The worst part is, there is no real way to manage bosses like this. Unless you have done something that is genuinely your fault, the problem most likely lies with them, and the only real recommended course of action is to consult with HR. Remember, good bosses are mature in their approach and see the bigger picture; only bad bosses seek conflict.
9. The Credit Taker
These guys are just the worst. You pull out all the stops on a project or a piece of work, putting in the hours and producing something you are truly proud of. But only one person gets the recognition and the rewards: your boss. How did that happen?

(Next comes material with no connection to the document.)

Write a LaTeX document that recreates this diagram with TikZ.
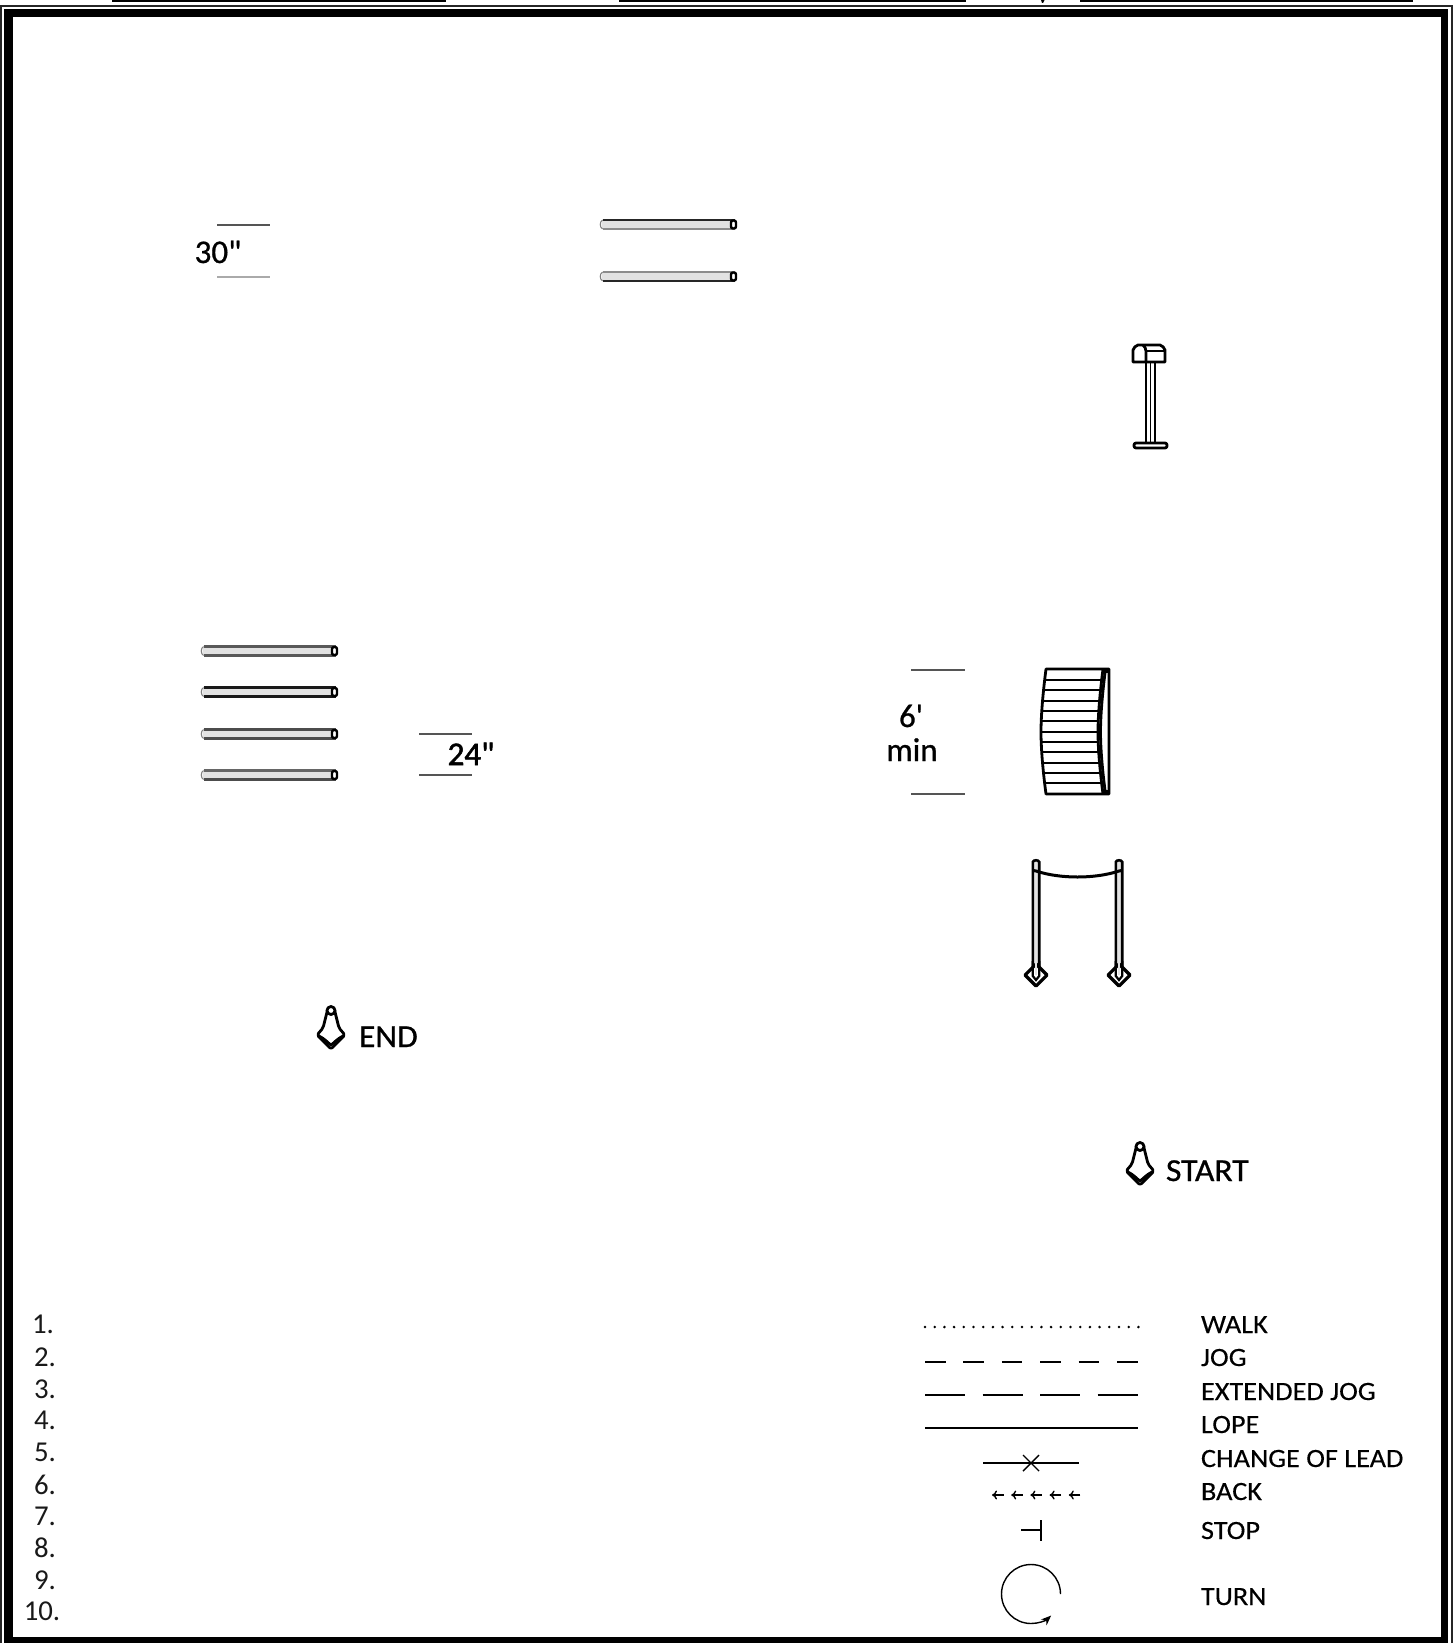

This kind of boss is particularly difficult to deal with; after all, they’ve likely got this far on the back of other people’s achievements. Confronting them head-on will rarely have the desired effect, although a more diplomatic approach – such as asking them to validate your achievements on your appraisal – might bear fruit. It is unlikely they will be willing to take co-credit though, so when possible try to let the team know what you were responsible for producing before they have a chance to steal your thunder.
10. The Favouritist
Unfortunately, favouritism is something that happens in every workplace – whether consciously or subconsciously. And unfortunately, there is little you can do about it (unless you take up smoking – see the episode of Friends where Rachel tries and fails to address this issue).
If you feel you are on the wrong end of favouritism, career advisor Nicole Williams claims that the best course of action is to do nothing. “Don’t whine or gossip to coworkers,” she argues. “Instead, focus on your own progress. Map out your career goals with your boss, figure out what they admire in their employees and be sure to exceed your goals. That’s your best shot at coming out ahead.”
11. The Sex Pest
A pervy boss can be at best an irritating distraction, and at worst, a serious and unacceptable harassment case. In a professional environment, there is no excuse for this kind of behaviour; nobody should be made to feel uncomfortable or have their dignity compromised, whether by a suggestive look or remark or something even more serious.
Luckily, most companies in 2017 feel the same way, and take accusations of unwanted attention seriously. The course of action here is crystal clear – go straight to HR and make a complaint (again, try to document proof if you can), and let someone you trust know what is going on, especially if it has been going on for a period of time. Whatever you do, don’t think that it’s part and parcel of a workplace environment and that you should just learn to cope with it – it isn’t, and you shouldn’t. There are stringent procedures in place to make sure that it is not tolerated.
Bad bosses can be present in many guises – some more serious than others – but there is always a potential solution to consider before you throw in the towel and go elsewhere. Some managers are unwitting in their incompetence, and through good communication can have the error of their ways pointed out to them; some managers are just malicious, and you don’t need to put up with that.
Be careful though. Just because you don’t like your boss doesn’t mean they are bad at their job, and creating conflict might not end well – especially if it is you in the wrong. You don’t have to get along with your manager on a personal level, but as long as you can maintain a professional relationship, you should both be fine.